2003-04-06 »
Cascading Failures
Well, I promised not to discuss my life in here, but since I'm about to use it as an example of generalized system failure modes, I figure it's okay.
The goal: from Waterloo on Thursday morning, travel to Montreal by Friday evening at 8 pm. By car, this is a 7 hour drive. No problem, right?
Well, we were going to rent a car and drive on Thursday afternoon, but it starting snowing/raining/sleeting so we decided not to drive after all; instead, let's take the train, which is safer in bad weather. Since the night train leaves you kind of tired, we decided to take the Friday morning (9:30 am) train from Toronto.
Friday morning, the weather still sucked, but that's okay. We called a taxi at 6:20 am to take us to the bus station in Waterloo. At 7 am, it finally arrived - delayed by bad weather, of course. So we missed the 7am bus to Toronto. No problem, there's an 8 am bus that should still make it to Toronto in time. Unfortunately, the 8 am bus showed up at 8:30 (bad weather), departed shortly afterwards, and got to Toronto at 10:00 (extra late - bad weather). No problem, though; we rescheduled our train tickets from the 9:30 to the 11:30 train. We changed the reservation by cell phone from the bus, luckily, because by the time we arrived all the trains for the day were fully booked. Turns out all the airports were closed (bad weather) and the people taking flights had all switched to the train.
As we were picking up the tickets, they made an announcement that the 11:30 train would be leaving at 12:30 instead - bad weather. No problem: the 11:30 is supposed to get to Montreal at 4:45, so an hour later is 5:45, and even with additional weather delays I should certainly be in Montreal by 8 pm. So, we have some time, let's go for lunch.
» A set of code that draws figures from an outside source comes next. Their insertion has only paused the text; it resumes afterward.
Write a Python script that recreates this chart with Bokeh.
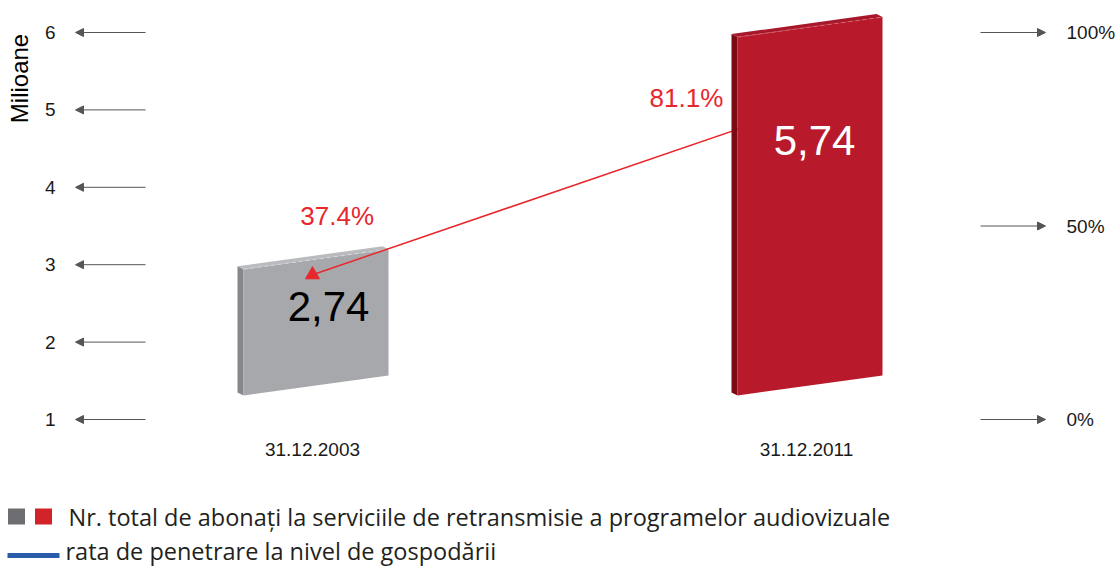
import math
from bokeh.plotting import figure
from bokeh.models import (ColumnDataSource, Range1d, LinearAxis, FixedTicker,
                          Arrow, NormalHead)
from bokeh.embed import file_html
from bokeh.resources import INLINE
from bokeh.core.properties import value

# ---------------- data ----------------
categories = ["31.12.2003", "31.12.2011"]
subscribers = [2.74, 5.74]            # milioane
subscriber_labels = ["2,74", "5,74"]
penetration = [37.4, 81.1]            # %
penetration_labels = ["37.4%", "81.1%"]
left_ticks = [1, 2, 3, 4, 5, 6]
right_ticks = [0, 50, 100]
right_tick_labels = ["0%", "50%", "100%"]
legend_bars_text = "Nr. total de abonați la serviciile de retransmisie a programelor audiovizuale"
legend_line_text = "rata de penetrare la nivel de gospodării"

# ---------------- styles ----------------
FONT_NAME = "Liberation Sans"
FONT = value(FONT_NAME)
LEG_FONT = value("Open Sans")
RED_LINE = "#E8272D"
ARROW_C = "#555555"
front_colors = ["#A7A8AC", "#B81A2B"]
side_colors = ["#86878B", "#7A0A14"]
top_colors = ["#BABBBE", "#A8182A"]
hi_colors = ["#D6D7DA", "#D4646F"]
label_colors = ["#000000", "#FFFFFF"]

W, H = 1120, 568
PX = 494.0   # px per category unit
PY = 77.4    # px per million
X0_PX, Y1_PX = 312.0, 419.0


def X(px):   # screen px -> x data (layout helper)
    return (px - X0_PX) / PX


def Y(py):   # screen px -> y data (layout helper)
    return 1 + (Y1_PX - py) / PY


BAR_W = 145 / PX
BAR_DX = 3.5 / PX
SKEW = 10 / PY
TOP_LIFT = 0.33
BAR_BASE = 1.44
DEPTH_X = -6 / PX
DEPTH_Y = 3 / PY
VAL_LABEL_DX = [16 / PX, 8 / PX]
VAL_LABEL_DY = [-0.28, -1.14]
PCT_LABEL_DX = [0.05, -0.243]
PCT_LABEL_DY = [15.1, 2.1]

y0, y1 = Y(H), Y(0)
p = figure(width=W, height=H, output_backend="svg", toolbar_location=None,
           x_range=Range1d(X(0), X(W)), y_range=Range1d(y0, y1),
           min_border=0, outline_line_color=None,
           background_fill_color="white", border_fill_color="white")
p.extra_y_ranges = {"pct": Range1d((y0 - 1) * 20, (y1 - 1) * 20)}
p.xgrid.visible = False
p.ygrid.visible = False


def style_axis(ax, size, standoff):
    ax.axis_line_color = None
    ax.major_tick_line_color = None
    ax.minor_tick_line_color = None
    ax.major_label_standoff = standoff
    ax.major_label_text_font = FONT_NAME
    ax.major_label_text_font_size = size
    ax.major_label_text_color = "#1a1a1a"


# x axis
xa = p.xaxis[0]
xa.ticker = FixedTicker(ticks=[0, 1])
xa.major_label_overrides = {i: c for i, c in enumerate(categories)}
xa.fixed_location = Y(430)
style_axis(xa, "19px", 6)

# left axis
ya = p.yaxis[0]
ya.ticker = FixedTicker(ticks=left_ticks)
ya.fixed_location = X(62)
style_axis(ya, "19px", 1)

# right axis
ra = LinearAxis(y_range_name="pct", ticker=FixedTicker(ticks=right_ticks),
                major_label_overrides={t: l for t, l in zip(right_ticks, right_tick_labels)},
                fixed_location=X(1058))
style_axis(ra, "19px", 2)
p.add_layout(ra, "right")

# arrow-style tick marks
lsrc = ColumnDataSource(dict(x0=[X(145)] * len(left_ticks), x1=[X(75)] * len(left_ticks), y=left_ticks))
p.add_layout(Arrow(end=NormalHead(size=8, fill_color=ARROW_C, line_color=ARROW_C),
                   x_start="x0", y_start="y", x_end="x1", y_end="y", source=lsrc,
                   line_color=ARROW_C, line_width=1))
rsrc = ColumnDataSource(dict(x0=[X(980)] * len(right_ticks), x1=[X(1045)] * len(right_ticks), y=right_ticks))
p.add_layout(Arrow(end=NormalHead(size=8, fill_color=ARROW_C, line_color=ARROW_C),
                   x_start="x0", y_start="y", x_end="x1", y_end="y", source=rsrc,
                   line_color=ARROW_C, line_width=1, y_range_name="pct"))


def draw_bar(i):
    v = subscribers[i]
    xc = i + BAR_DX
    xl, xr = xc - BAR_W / 2, xc + BAR_W / 2
    top = v + TOP_LIFT
    ylt, yrt = top - SKEW, top + SKEW
    ylb, yrb = BAR_BASE - SKEW, BAR_BASE + SKEW
    side = ([xl + DEPTH_X, xl, xl, xl + DEPTH_X], [ylb + DEPTH_Y, ylb, ylt, ylt + DEPTH_Y])
    topf = ([xl + DEPTH_X, xl, xr, xr + DEPTH_X], [ylt + DEPTH_Y, ylt, yrt, yrt + DEPTH_Y])
    front = ([xl, xr, xr, xl], [ylb, yrb, yrt, ylt])
    p.patches(xs=[side[0], topf[0], front[0]], ys=[side[1], topf[1], front[1]],
              fill_color=[side_colors[i], top_colors[i], front_colors[i]], line_color=None)
    p.line([xl, xr], [ylt, yrt], line_color=hi_colors[i], line_width=1, line_dash="4 3")


draw_bar(0)
# penetration line (right axis)
p.line(x=[0, 1], y=penetration, y_range_name="pct", line_color=RED_LINE, line_width=1.5)
draw_bar(1)
p.scatter(x=[0], y=[penetration[0]], y_range_name="pct", marker="triangle", size=14,
          fill_color=RED_LINE, line_color=RED_LINE)

# value labels
p.text(x=[i + VAL_LABEL_DX[i] for i in range(2)],
       y=[subscribers[i] + VAL_LABEL_DY[i] for i in range(2)],
       text=subscriber_labels, text_color=label_colors, text_font=FONT,
       text_font_size="42px", text_align="center", text_baseline="middle")
p.text(x=[i + PCT_LABEL_DX[i] for i in range(2)],
       y=[penetration[i] + PCT_LABEL_DY[i] for i in range(2)], y_range_name="pct",
       text=penetration_labels, text_color=RED_LINE, text_font=FONT,
       text_font_size="26px", text_align="center", text_baseline="middle")

# y axis title
p.text(x=[X(18.5)], y=[Y(78)], text=["Milioane"], angle=math.pi / 2,
       text_font=FONT, text_font_size="24px", text_align="center",
       text_baseline="middle", text_color="#000000")

# ---------------- legend ----------------
p.rect(x=[X(16), X(43)], y=[Y(516), Y(516)], width=17 / PX, height=16 / PY,
       fill_color=["#6D6E71", "#D2232A"], line_color=None)
p.line(x=[X(7), X(59)], y=[Y(555), Y(555)], line_color="#2A5CAA", line_width=5)
p.text(x=[X(68), X(65)], y=[Y(516), Y(550)], text=[legend_bars_text, legend_line_text],
       text_font=LEG_FONT, text_font_size="23.5px", text_color="#231F20",
       text_align="left", text_baseline="alphabetic")

open("out.html", "w").write(file_html(p, INLINE))
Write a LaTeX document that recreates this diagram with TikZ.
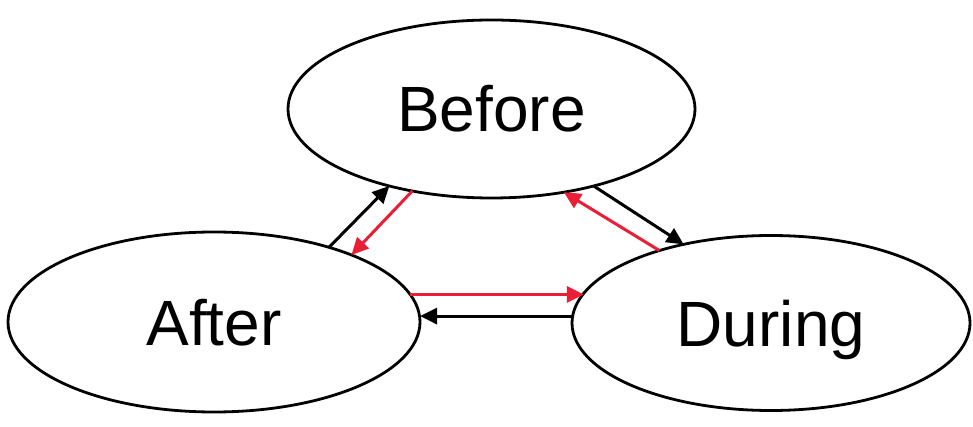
\documentclass[tikz,border=0pt]{standalone}
\usepackage{fontspec}
\setmainfont{Liberation Sans}
\usetikzlibrary{shapes.geometric,arrows.meta}
\definecolor{arrowred}{RGB}{235,30,55}
\begin{document}
\begin{tikzpicture}[x=1pt,y=1pt,
  state/.style={ellipse,draw=black,line width=2.8pt,inner sep=0pt,outer sep=0pt,
    font=\fontsize{64}{70}\selectfont,text height=46pt,text depth=0pt},
  blackarrow/.style={draw=black,line width=3pt,-{Triangle[length=17pt,width=16pt]}},
  redarrow/.style={draw=arrowred,line width=3pt,-{Triangle[length=17pt,width=16pt]}}]
\useasboundingbox[fill=white] (0,0) rectangle (973,-427);
\node[state,minimum width=407pt,minimum height=178pt] (before) at (491.5,-109) {Before};
\node[state,minimum width=412pt,minimum height=180pt] (after) at (214,-322) {After};
\node[state,minimum width=398pt,minimum height=175pt] (during) at (771,-323) {During};
% After <-> Before
\draw[blackarrow] (after.33.2) -- (before.217.2);
\draw[redarrow] (before.226.5) -- (after.26.1);
% Before <-> During
\draw[blackarrow] (before.-37.9) -- (during.138.5);
\draw[redarrow] (during.147.8) -- (before.-49.9);
% After <-> During
\draw[redarrow] (after.8.2) -- (after.8.2 -| during.171.2);
\draw[blackarrow] (during.178.8) -- (during.178.8 -| after.0.8);
\end{tikzpicture}
\end{document}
At 12:20, we came back and found out that the train had left at 12:07, having been re-re-scheduled while we were gone. In fact, they had made the new announcement before we left the station, but because of a ridiculously loud random music performance (something about the Juno awards) in the middle of the station at the time, all the public announcements were inaudible.
Feeling guilty, they asked us to wait while they figured out what they'd do to get us to Montreal. The result: at 1pm or so, we found out that they could squeeze us on the 3:30 train (arrives around 9:30; useless) or a special 2:30 shuttle bus (could arrive at 8:30 in good weather; useless). So Via Rail wasn't going to be able to help.
Last chance: rent a car after all (there's a rental place at the train station) and drive it to Montreal. That takes at least 6 hours in good weather. By 1:30 we had almost finished filling out the rental forms, meaning that we could be in Montreal by 7:30 on a good day. Sadly, it wasn't a good day. (Interestingly, if we had known at 11:30 that we would miss the train, the rental would have saved us.)
I mentioned above that the airports were closed too (bad weather).
The Moral of the Story
Despite a metric tonne of backup plans (an extra day; an extra bus; an extra train; backup train should still arrive early; could rent a car if the train was cancelled) and slippage, we still didn't get to Montreal on time.
In management, we call this "slippage." In clustering, we call this "cascading failures."
The lesson to learn here is that if you're going to add redundancy (like the extra buses, trains, time, etc) you'd best make sure that the same root cause can't screw up all of your backup plans at the same time. That means don't put a five-station Oracle database cluster on the same power circuit, don't write software that shuts down and expects the cluster to take over if it gets confused (because what if all the nodes get confused by the same thing?), and don't plug all your backup servers into the same Internet connection. For that matter, don't store them all in the same nuclear bunker in the Swiss Alps. If exactly the wrong thing happens, you'll be in trouble.